Why do it, then? Why choose to go back (for it is, I have to admit, a choice in my case, unlike how it goes for the characters in "Miss Mandible" and "The Sergeant," who are assigned to infantile or infantry duty without their consent)? For the same reason that Barthelme's protagonist in "Me and Miss Mandible" starts to actually like the school experience and its arbitrariness, given enough time, and eventually stops protesting. It is because being re-infantilized offers a second chance to get it right this time. It is looking back over that photo reel, finding the image at age 11 or 12 before it all went to seed, and returning to that spot and intervening to make it go right this time. Give me another crack at it, please!
Reviewing his own mistakes and missteps in adult life—all the places where he went wrong—Barthelme's protagonist adds: "Small wonder that re-education seemed my only hope. It is clear even to me that I need reworking in some fundamental way. How efficient is the society that provides thus for the salvage of its clinkers!"
And so the very sense of retrogression that makes me dread the return to the school is exactly what I was seeking. I have no right to complain. I could have just kept going along the same timeline that branched off from the earlier sequence at age 11. I chose not to. I chose to go back and see if there were other pathways still recoverable.

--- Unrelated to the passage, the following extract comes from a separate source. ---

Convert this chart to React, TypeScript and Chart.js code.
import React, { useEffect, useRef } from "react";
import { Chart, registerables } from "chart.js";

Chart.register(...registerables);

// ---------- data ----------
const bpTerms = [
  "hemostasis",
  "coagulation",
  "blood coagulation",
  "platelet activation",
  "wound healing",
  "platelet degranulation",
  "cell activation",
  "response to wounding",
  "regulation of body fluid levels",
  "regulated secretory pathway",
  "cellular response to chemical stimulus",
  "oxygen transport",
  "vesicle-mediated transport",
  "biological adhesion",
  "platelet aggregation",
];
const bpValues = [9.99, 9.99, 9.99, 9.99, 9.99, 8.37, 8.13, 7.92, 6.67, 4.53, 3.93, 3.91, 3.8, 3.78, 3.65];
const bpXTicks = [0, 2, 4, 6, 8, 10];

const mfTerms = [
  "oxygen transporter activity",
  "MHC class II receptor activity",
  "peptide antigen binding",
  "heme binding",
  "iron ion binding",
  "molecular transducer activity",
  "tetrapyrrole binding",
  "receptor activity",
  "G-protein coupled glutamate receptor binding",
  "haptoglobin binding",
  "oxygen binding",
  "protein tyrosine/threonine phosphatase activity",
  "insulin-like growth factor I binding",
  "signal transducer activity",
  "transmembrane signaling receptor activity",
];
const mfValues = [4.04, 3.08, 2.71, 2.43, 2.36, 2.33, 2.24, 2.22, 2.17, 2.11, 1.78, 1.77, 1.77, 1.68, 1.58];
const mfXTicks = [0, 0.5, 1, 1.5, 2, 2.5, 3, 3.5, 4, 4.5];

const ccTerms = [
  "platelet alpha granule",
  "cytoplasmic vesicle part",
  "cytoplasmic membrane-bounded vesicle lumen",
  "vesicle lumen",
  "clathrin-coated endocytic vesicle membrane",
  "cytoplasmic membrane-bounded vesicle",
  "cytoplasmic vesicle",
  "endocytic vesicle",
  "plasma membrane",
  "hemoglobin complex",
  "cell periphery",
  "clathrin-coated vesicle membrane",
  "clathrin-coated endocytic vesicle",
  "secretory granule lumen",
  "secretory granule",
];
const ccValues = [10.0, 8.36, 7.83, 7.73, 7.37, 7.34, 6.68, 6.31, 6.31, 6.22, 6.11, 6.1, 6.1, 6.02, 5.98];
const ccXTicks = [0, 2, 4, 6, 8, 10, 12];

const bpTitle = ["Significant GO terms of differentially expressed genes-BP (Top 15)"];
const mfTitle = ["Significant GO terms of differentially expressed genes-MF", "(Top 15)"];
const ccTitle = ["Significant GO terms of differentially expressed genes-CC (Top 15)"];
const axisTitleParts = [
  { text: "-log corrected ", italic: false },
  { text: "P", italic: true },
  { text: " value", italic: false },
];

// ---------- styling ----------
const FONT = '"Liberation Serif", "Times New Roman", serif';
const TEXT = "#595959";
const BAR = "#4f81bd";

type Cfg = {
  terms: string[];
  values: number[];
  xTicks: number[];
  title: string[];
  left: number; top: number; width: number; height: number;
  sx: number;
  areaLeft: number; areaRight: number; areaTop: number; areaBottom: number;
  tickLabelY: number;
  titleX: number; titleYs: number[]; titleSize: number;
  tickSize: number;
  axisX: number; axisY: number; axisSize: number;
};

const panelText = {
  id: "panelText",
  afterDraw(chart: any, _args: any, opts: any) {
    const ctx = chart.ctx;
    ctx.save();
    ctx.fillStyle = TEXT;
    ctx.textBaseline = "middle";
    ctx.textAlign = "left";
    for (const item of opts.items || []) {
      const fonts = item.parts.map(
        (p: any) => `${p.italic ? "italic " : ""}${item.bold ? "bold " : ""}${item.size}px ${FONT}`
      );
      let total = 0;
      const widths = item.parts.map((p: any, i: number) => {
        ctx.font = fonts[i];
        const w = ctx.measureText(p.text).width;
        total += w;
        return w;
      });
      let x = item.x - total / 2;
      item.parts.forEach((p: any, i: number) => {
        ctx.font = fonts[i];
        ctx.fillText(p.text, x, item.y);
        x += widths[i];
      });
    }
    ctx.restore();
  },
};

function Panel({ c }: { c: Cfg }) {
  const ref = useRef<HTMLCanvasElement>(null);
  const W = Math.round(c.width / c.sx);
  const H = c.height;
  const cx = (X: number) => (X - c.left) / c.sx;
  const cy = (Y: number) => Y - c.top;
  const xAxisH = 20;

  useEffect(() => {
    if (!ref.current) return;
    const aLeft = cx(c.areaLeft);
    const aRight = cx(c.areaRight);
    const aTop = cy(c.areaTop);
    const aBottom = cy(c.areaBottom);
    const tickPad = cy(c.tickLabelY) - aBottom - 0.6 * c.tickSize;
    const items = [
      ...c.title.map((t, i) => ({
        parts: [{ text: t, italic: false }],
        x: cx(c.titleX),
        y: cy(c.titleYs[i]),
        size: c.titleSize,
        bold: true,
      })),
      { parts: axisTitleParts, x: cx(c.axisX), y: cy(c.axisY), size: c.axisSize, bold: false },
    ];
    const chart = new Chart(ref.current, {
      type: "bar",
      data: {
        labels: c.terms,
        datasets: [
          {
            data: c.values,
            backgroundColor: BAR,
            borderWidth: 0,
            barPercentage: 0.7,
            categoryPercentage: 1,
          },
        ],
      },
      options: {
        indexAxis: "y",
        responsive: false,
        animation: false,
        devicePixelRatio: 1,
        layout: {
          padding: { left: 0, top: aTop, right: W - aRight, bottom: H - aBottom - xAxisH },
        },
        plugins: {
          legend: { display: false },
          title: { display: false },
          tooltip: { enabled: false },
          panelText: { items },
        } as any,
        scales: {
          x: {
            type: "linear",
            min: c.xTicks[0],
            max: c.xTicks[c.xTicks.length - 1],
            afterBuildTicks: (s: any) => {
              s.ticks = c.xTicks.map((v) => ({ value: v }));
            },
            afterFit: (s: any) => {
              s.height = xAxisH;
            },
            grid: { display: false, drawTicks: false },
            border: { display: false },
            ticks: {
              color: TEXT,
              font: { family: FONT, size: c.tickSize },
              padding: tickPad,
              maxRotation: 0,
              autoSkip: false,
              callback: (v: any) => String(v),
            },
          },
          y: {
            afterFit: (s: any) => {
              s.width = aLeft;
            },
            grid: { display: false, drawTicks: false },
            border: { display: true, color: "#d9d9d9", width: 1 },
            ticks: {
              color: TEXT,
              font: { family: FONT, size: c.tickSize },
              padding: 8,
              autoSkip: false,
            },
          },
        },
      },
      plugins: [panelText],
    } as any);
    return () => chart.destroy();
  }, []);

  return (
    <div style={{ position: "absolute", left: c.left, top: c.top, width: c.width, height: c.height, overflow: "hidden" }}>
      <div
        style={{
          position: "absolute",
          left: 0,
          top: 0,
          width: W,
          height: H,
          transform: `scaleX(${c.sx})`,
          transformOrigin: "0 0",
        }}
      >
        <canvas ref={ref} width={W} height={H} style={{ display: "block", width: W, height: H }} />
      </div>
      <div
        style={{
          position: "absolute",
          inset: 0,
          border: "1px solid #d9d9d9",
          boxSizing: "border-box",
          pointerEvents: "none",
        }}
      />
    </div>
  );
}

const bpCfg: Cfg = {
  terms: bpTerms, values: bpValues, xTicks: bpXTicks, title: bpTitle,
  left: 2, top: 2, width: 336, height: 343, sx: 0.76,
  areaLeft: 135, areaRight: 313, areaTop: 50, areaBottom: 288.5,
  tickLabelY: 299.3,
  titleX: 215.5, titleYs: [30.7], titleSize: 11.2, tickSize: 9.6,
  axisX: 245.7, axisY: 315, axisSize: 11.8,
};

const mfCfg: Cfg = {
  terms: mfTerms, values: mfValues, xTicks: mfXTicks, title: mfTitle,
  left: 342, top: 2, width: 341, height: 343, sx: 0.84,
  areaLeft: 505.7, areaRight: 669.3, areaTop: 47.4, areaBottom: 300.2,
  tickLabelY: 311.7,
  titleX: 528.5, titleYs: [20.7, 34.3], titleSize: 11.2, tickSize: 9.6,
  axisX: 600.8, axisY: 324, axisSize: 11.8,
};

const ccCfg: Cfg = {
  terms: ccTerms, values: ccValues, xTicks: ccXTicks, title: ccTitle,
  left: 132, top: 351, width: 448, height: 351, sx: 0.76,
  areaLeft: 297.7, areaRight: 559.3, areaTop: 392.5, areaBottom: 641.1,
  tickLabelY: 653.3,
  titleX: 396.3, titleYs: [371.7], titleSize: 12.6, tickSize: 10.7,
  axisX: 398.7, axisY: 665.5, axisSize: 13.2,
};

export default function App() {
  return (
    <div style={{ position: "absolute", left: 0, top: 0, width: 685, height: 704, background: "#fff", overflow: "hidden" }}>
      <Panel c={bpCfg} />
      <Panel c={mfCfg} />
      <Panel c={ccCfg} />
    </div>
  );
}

And it wasn't even, it has to be admitted, that the previous pathway was bad. It was really quite nice. But it became clear to me over time that it ended—like all adult pathways—in eventual death, which made it seem too like failure. And while going to law school may not solve that particular problem, it can preserve the illusion of keeping it at bay. And so the institutions are not to blame for the re-infantilizing process: it was exactly that for which I came back pleading!